**DATA EXCERPTS**
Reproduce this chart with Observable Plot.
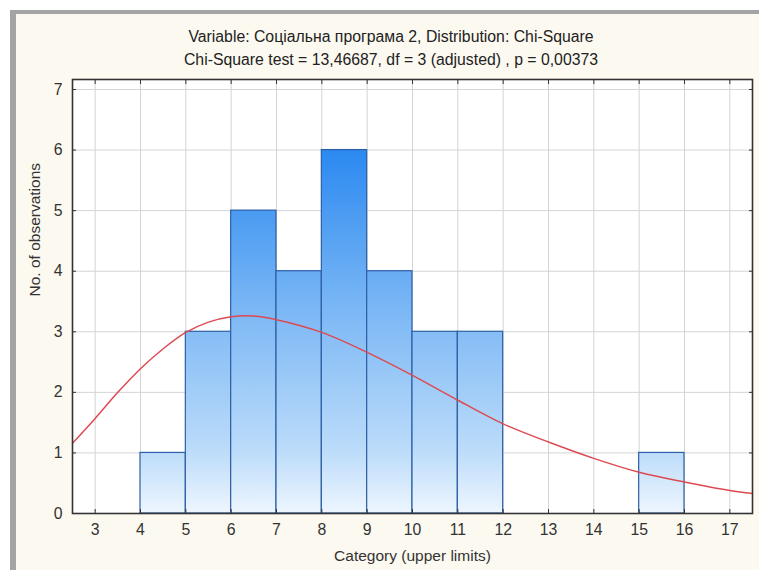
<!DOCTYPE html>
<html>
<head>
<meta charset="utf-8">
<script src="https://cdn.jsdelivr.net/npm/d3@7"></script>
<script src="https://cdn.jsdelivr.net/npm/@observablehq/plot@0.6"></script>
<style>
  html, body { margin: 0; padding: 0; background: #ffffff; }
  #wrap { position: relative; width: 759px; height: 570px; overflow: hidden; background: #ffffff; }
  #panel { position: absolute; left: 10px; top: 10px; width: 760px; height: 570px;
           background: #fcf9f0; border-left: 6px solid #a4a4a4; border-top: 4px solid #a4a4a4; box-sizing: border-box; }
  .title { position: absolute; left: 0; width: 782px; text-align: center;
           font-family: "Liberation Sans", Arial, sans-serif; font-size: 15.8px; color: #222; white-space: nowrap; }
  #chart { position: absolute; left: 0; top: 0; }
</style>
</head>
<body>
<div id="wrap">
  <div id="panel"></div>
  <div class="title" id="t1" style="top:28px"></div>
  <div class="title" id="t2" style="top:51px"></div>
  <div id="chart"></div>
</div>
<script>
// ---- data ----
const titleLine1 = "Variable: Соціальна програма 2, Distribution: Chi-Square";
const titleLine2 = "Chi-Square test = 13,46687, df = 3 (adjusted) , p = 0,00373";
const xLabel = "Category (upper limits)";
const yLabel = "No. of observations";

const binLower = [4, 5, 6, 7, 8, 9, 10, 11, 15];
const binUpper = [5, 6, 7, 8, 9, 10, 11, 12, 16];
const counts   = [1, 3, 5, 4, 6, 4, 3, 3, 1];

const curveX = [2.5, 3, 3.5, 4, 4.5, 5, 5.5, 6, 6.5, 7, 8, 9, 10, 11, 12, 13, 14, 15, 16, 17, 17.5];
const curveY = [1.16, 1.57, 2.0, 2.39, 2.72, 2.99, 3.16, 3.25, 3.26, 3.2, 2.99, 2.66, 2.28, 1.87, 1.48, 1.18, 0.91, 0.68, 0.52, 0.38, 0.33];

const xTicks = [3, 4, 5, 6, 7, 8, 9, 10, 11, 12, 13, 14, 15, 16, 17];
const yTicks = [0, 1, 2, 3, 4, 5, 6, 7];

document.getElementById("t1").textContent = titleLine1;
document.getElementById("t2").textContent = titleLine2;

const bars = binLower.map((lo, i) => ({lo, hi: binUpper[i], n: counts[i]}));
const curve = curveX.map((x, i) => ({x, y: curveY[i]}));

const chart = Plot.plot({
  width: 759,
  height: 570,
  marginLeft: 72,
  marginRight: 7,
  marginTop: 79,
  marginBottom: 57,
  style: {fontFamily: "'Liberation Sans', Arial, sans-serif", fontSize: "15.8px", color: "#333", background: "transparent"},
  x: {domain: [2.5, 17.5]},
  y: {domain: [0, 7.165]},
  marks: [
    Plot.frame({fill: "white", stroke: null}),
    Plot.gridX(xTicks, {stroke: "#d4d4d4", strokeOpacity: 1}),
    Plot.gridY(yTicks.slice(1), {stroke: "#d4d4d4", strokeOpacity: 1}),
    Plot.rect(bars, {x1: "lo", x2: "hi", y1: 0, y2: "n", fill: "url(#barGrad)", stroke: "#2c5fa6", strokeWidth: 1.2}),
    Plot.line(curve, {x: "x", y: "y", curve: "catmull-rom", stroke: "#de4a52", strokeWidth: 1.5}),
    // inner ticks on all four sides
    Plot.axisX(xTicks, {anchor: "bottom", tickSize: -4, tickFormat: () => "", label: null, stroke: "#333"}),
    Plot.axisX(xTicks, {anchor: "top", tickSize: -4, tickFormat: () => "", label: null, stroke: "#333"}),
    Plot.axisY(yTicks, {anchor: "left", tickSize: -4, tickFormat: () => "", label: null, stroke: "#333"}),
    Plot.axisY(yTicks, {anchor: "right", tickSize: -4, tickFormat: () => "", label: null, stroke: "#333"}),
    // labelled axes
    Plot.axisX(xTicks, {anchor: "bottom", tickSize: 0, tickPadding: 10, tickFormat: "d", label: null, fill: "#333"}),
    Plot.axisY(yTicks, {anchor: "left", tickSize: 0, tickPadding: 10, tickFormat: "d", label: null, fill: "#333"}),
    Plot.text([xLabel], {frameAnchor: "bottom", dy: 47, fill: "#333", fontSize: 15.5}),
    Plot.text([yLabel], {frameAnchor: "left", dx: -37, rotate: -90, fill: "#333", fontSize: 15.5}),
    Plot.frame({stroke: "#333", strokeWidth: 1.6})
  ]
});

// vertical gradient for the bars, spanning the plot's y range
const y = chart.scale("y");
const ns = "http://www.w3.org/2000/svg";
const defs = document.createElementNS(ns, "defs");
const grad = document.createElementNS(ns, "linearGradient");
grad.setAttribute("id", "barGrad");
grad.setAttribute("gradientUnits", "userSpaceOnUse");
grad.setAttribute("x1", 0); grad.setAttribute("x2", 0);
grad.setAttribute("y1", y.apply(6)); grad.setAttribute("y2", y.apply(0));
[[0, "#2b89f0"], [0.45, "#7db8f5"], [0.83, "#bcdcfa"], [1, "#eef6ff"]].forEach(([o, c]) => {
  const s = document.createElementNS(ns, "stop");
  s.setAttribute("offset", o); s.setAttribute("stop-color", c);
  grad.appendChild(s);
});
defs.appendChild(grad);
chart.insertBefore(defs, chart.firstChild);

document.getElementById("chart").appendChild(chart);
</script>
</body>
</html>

* * *

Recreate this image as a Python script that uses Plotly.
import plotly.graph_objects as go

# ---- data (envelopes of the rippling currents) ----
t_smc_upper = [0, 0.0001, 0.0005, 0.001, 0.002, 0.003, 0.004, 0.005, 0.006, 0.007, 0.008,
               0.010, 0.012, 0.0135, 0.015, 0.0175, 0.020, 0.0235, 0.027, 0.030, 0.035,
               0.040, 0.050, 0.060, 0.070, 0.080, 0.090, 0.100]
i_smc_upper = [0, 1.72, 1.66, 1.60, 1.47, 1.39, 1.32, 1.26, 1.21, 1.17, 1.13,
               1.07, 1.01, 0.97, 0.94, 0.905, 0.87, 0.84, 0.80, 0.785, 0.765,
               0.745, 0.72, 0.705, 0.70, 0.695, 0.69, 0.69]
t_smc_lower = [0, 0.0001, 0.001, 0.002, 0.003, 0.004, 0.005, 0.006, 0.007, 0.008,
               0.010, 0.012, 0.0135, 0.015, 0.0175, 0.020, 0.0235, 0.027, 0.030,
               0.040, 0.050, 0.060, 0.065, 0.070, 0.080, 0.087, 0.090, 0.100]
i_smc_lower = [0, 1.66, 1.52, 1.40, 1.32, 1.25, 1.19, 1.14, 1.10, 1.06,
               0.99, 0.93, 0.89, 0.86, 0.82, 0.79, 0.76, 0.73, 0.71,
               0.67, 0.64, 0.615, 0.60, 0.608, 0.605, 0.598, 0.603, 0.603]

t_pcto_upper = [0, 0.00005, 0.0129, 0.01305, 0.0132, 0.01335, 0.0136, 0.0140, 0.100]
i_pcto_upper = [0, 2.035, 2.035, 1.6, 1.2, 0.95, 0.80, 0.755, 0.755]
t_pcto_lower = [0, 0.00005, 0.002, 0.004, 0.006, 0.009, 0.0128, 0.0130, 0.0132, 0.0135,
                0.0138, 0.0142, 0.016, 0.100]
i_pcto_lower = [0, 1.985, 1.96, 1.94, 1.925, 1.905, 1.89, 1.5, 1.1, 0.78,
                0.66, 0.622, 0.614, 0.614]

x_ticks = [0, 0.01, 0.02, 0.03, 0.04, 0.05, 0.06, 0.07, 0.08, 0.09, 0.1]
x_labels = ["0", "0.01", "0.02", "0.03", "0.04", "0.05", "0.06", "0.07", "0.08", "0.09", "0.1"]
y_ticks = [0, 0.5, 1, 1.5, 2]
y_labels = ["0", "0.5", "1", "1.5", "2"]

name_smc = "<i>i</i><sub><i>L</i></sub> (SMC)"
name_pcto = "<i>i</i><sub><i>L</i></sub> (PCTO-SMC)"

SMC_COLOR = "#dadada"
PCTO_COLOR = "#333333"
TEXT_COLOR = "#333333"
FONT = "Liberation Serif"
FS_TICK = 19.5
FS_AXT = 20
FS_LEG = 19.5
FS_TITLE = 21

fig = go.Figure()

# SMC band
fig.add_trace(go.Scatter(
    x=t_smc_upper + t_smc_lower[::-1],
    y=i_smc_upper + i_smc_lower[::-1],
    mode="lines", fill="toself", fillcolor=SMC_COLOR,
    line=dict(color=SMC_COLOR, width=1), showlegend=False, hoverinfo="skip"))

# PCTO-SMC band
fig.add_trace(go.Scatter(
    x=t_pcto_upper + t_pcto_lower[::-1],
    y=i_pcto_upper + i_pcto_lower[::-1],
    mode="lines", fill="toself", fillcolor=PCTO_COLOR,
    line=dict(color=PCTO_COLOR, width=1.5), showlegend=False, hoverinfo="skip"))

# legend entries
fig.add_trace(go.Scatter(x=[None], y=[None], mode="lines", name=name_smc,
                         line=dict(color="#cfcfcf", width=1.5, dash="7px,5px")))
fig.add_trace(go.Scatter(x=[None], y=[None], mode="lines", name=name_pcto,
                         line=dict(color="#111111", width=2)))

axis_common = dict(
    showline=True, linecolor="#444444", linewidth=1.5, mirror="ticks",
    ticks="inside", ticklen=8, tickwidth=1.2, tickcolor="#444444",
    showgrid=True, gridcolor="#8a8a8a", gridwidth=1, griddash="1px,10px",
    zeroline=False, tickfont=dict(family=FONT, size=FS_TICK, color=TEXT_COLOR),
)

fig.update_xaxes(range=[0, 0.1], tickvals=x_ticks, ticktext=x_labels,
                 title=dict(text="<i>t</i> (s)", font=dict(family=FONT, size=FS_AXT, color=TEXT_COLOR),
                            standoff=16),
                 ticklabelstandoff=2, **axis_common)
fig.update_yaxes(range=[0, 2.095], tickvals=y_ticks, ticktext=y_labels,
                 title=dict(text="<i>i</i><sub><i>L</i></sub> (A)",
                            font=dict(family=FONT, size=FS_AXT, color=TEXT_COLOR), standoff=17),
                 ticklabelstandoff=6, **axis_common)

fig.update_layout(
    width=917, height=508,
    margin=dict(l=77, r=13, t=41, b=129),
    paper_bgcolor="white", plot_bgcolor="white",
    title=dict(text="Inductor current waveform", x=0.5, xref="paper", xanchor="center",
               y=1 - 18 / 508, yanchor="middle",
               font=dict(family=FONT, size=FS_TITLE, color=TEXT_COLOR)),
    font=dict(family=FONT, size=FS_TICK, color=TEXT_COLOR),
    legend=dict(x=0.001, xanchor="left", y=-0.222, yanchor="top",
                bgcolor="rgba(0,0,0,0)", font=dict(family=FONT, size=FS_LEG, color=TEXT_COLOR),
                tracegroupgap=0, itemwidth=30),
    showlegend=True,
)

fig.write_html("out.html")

**INSTRUCTIONS TO FOLLOW**
Start at the line with "Recreate this image", stop at the line with "import plotly.graph_objects as go", and return every line in that stretch exactly, those two included.

**ANSWER FOR THE TASK**
Recreate this image as a Python script that uses Plotly.
import plotly.graph_objects as go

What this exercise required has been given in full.